Spark can run on Apache Hadoop clusters, on its own cluster or on cloud-based platforms, and it can access diverse data sources such as data in Hadoop Distributed File System (HDFS) files, Apache Cassandra, Apache HBase or Amazon S3 cloud-based storage.
Scalable analytics applications can be built on Spark to analyze live streaming data or data stored in HDFS, relational databases, cloud-based storage and other NoSQL databases. Data from these sources can be partitioned and distributed across multiple machines and held in memory on each node in a Spark cluster.

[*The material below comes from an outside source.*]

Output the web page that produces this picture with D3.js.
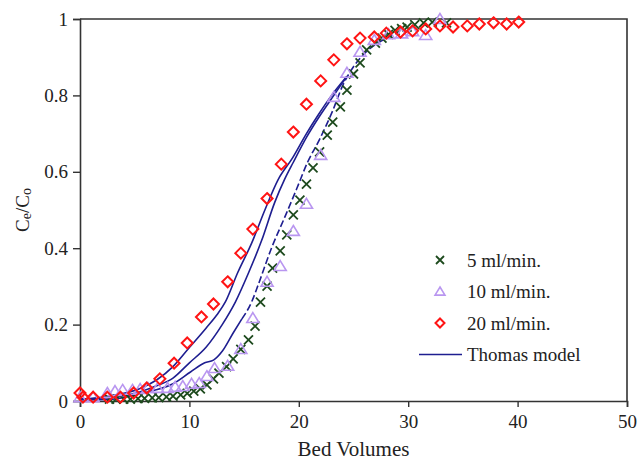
<!DOCTYPE html>
<html>
<head>
<meta charset="utf-8">
<script src="https://cdn.jsdelivr.net/npm/d3@7"></script>
<style>
  body { margin: 0; background: #fff; }
  svg text { font-family: "Liberation Serif", "Times New Roman", serif; fill: #222; }
</style>
</head>
<body>
<svg id="chart" width="637" height="460"></svg>
<script>
// data: [bed volumes, Ce/Co]
const flow5 = [
  [2.7,0.005],[3.3,0.005],[4.0,0.005],[4.6,0.005],[5.3,0.006],[5.9,0.007],[6.6,0.008],[7.2,0.009],
  [7.9,0.011],[8.5,0.013],[9.2,0.016],[9.8,0.02],[10.4,0.026],[11.0,0.032],[11.6,0.042],[12.2,0.058],
  [12.7,0.073],[13.4,0.09],[14.0,0.11],[14.7,0.135],[15.4,0.16],[16.0,0.196],[16.5,0.259],[17.1,0.301],
  [17.6,0.348],[18.3,0.393],[18.9,0.435],[19.5,0.487],[20.1,0.526],[20.7,0.568],[21.3,0.61],[21.9,0.652],
  [22.6,0.696],[23.1,0.73],[23.8,0.77],[24.4,0.814],[25.0,0.856],[25.6,0.885],[26.2,0.919],[27.0,0.937],
  [27.6,0.95],[28.2,0.96],[28.8,0.97],[29.4,0.975],[29.9,0.979],[30.6,0.985],[31.4,0.99],[32.2,0.992],[33.5,0.99]
];
const flow10 = [
  [0,0.01],[1.2,0.01],[2.5,0.021],[3.2,0.026],[3.9,0.029],[4.8,0.029],[5.5,0.031],[6.2,0.034],[7.1,0.034],
  [8.0,0.034],[8.7,0.037],[9.4,0.039],[10.2,0.045],[10.9,0.047],[11.6,0.065],[12.3,0.086],[13.5,0.092],
  [14.7,0.136],[15.8,0.217],[17.1,0.312],[18.3,0.353],[19.5,0.445],[20.7,0.516],[22.0,0.644],[23.2,0.796],
  [24.4,0.859],[25.6,0.914],[26.9,0.945],[28.2,0.96],[29.4,0.962],[30.4,0.968],[31.6,0.958],[32.9,1.0]
];
const flow20 = [
  [0,0.021],[0.27,0.01],[1.2,0.01],[2.5,0.01],[3.7,0.01],[4.9,0.021],[6.1,0.034],[7.3,0.058],[8.6,0.099],
  [9.8,0.152],[11.1,0.22],[12.2,0.254],[13.5,0.312],[14.7,0.387],[15.8,0.45],[17.1,0.53],[18.4,0.62],
  [19.5,0.704],[20.7,0.777],[22.0,0.838],[23.2,0.893],[24.4,0.935],[25.6,0.95],[26.9,0.953],[28.0,0.963],
  [29.3,0.966],[30.4,0.969],[31.6,0.974],[32.9,0.982],[34.1,0.979],[35.4,0.982],[36.5,0.987],[37.8,0.99],
  [39.0,0.987],[40.1,0.992]
];
// Thomas model curves
const model20 = [
  [0,0.005],[2,0.01],[4,0.02],[5.5,0.033],[7,0.055],[8.5,0.09],[10,0.14],[11.5,0.19],[12.5,0.225],
  [13.3,0.26],[14.4,0.335],[15.7,0.414],[16.9,0.5],[18.1,0.579],[19.4,0.635],[20.7,0.7],[21.8,0.75],
  [23,0.8],[24.4,0.85]
];
const model10 = [
  [0,0.005],[3,0.01],[5,0.02],[7,0.04],[8.5,0.06],[10,0.1],[11.5,0.14],[13,0.2],[14.2,0.259],[15.4,0.335],
  [16.6,0.42],[17.8,0.52],[18.7,0.58],[19.5,0.625],[20.7,0.69],[22,0.75],[23.2,0.8],[24.4,0.85]
];
const model5 = [
  [0,0.003],[3,0.005],[5.5,0.02],[8.5,0.045],[10.1,0.076],[11.4,0.1],[12.2,0.107],[13,0.13],[14,0.178],
  [14.8,0.215],[15.7,0.26],[16.3,0.305],[17.5,0.4],[18.7,0.48],[19.8,0.555],[20.8,0.625],[21.9,0.685],
  [23.1,0.76],[24,0.825],[25,0.875],[26.2,0.915],[27.7,0.945],[29,0.963]
];
const model5DashFrom = 14.8;

const xTicks = [0, 10, 20, 30, 40, 50];
const yTicks = [0, 0.2, 0.4, 0.6, 0.8, 1];
const legendItems = ["5 ml/min.", "10 ml/min.", "20 ml/min.", "Thomas model"];

const width = 637, height = 460;
const margin = { top: 19, right: 10, bottom: 59, left: 80 };

const colors = { x: "#1d4a1d", tri: "#b996f0", dia: "#ff1414", line: "#1e1e90", axis: "#333" };

const svg = d3.select("#chart");

const xScale = d3.scaleLinear().domain([0, 50]).range([margin.left, width - margin.right]);
const yScale = d3.scaleLinear().domain([0, 1]).range([height - margin.bottom, margin.top]);

// FRAME (top + right)
svg.append("path")
  .attr("d", `M${xScale(0)},${yScale(1)}H${xScale(50)}V${yScale(0)}`)
  .attr("fill", "none")
  .attr("stroke", colors.axis)
  .attr("stroke-width", 1.6);

// AXES
const xAxis = svg.append("g")
  .attr("transform", `translate(0, ${yScale(0)})`)
  .call(d3.axisBottom(xScale).tickValues(xTicks).tickSizeOuter(0).tickSize(6).tickPadding(8).tickFormat(d3.format("d")));

const yAxis = svg.append("g")
  .attr("transform", `translate(${xScale(0)}, 0)`)
  .call(d3.axisLeft(yScale).tickValues(yTicks).tickSizeOuter(0).tickSize(7).tickPadding(5).tickFormat(d => String(d)));

[xAxis, yAxis].forEach(g => {
  g.select(".domain").attr("stroke", colors.axis).attr("stroke-width", 1.6);
  g.selectAll(".tick line").attr("stroke", colors.axis).attr("stroke-width", 1.4);
  g.selectAll(".tick text").attr("font-size", 19).attr("fill", "#222")
    .style("font-family", "'Liberation Serif', serif");
});

// AXIS LABELS
svg.append("text")
  .attr("x", (xScale(0) + xScale(50)) / 2)
  .attr("y", 456)
  .attr("text-anchor", "middle")
  .attr("font-size", 21)
  .text("Bed Volumes");

const yLabel = svg.append("text")
  .attr("transform", `translate(29, ${(yScale(0) + yScale(1)) / 2}) rotate(-90)`)
  .attr("text-anchor", "middle")
  .attr("font-size", 19);
yLabel.append("tspan").text("C");
yLabel.append("tspan").attr("font-size", 14).attr("dy", 2).text("e");
yLabel.append("tspan").attr("dy", -2).text("/C");
yLabel.append("tspan").attr("font-size", 14).attr("dy", 2).text("o");

// MODEL LINES
const line = d3.line().x(d => xScale(d[0])).y(d => yScale(d[1])).curve(d3.curveMonotoneX);

svg.selectAll("path.model")
  .data([model20, model10, model5.filter(d => d[0] <= model5DashFrom)])
  .join("path")
  .attr("class", "model")
  .attr("d", line)
  .attr("fill", "none")
  .attr("stroke", colors.line)
  .attr("stroke-width", 1.6);

svg.append("path")
  .datum(model5.filter(d => d[0] >= model5DashFrom))
  .attr("d", line)
  .attr("fill", "none")
  .attr("stroke", colors.line)
  .attr("stroke-width", 1.6)
  .attr("stroke-dasharray", "7,3");

// MARKERS
const crossPath = s => `M${-s},${-s}L${s},${s}M${-s},${s}L${s},${-s}`;
const triPath = s => `M0,${-s}L${s * 1.1},${s * 0.8}L${-s * 1.1},${s * 0.8}Z`;
const diaPath = s => `M0,${-s}L${s},0L0,${s}L${-s},0Z`;

svg.selectAll("path.x5")
  .data(flow5)
  .join("path")
  .attr("class", "x5")
  .attr("transform", d => `translate(${xScale(d[0])},${yScale(d[1])})`)
  .attr("d", crossPath(4.5))
  .attr("fill", "none")
  .attr("stroke", colors.x)
  .attr("stroke-width", 1.8);

svg.selectAll("path.t10")
  .data(flow10)
  .join("path")
  .attr("class", "t10")
  .attr("transform", d => `translate(${xScale(d[0])},${yScale(d[1])})`)
  .attr("d", triPath(5.5))
  .attr("fill", "none")
  .attr("stroke", colors.tri)
  .attr("stroke-width", 1.6);

svg.selectAll("path.d20")
  .data(flow20)
  .join("path")
  .attr("class", "d20")
  .attr("transform", d => `translate(${xScale(d[0])},${yScale(d[1])})`)
  .attr("d", diaPath(5.5))
  .attr("fill", "none")
  .attr("stroke", colors.dia)
  .attr("stroke-width", 2);

// LEGEND
const legend = svg.append("g").attr("transform", "translate(440, 260)");
const rowGap = 31.5;
legendItems.forEach((name, i) => {
  const row = legend.append("g").attr("transform", `translate(0, ${i * rowGap})`);
  if (i === 0) row.append("path").attr("d", crossPath(4)).attr("stroke", colors.x).attr("stroke-width", 1.8).attr("fill", "none");
  if (i === 1) row.append("path").attr("d", triPath(4.5)).attr("stroke", colors.tri).attr("stroke-width", 1.6).attr("fill", "none");
  if (i === 2) row.append("path").attr("d", diaPath(4.5)).attr("stroke", colors.dia).attr("stroke-width", 2).attr("fill", "none");
  if (i === 3) row.append("line").attr("x1", -21).attr("x2", 22).attr("stroke", colors.line).attr("stroke-width", 1.6);
  row.append("text")
    .attr("x", 27)
    .attr("dy", "0.35em")
    .attr("font-size", 19)
    .text(name);
});
</script>
</body>
</html>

The distributed, partitioned, in-memory data is referred to as a Resilient Distributed Dataset (RDD).
A key Spark capability offers the opportunity to build in-memory analytics applications that combine different kinds of analytics to analyze data. For example, you can read log data into memory, apply a schema to the data to describe its structure, access it using SQL, analyze it with predictive analytics algorithms and write the predictive results back to disk. The results can be in a columnar file format for use and visualization by interactive query tools.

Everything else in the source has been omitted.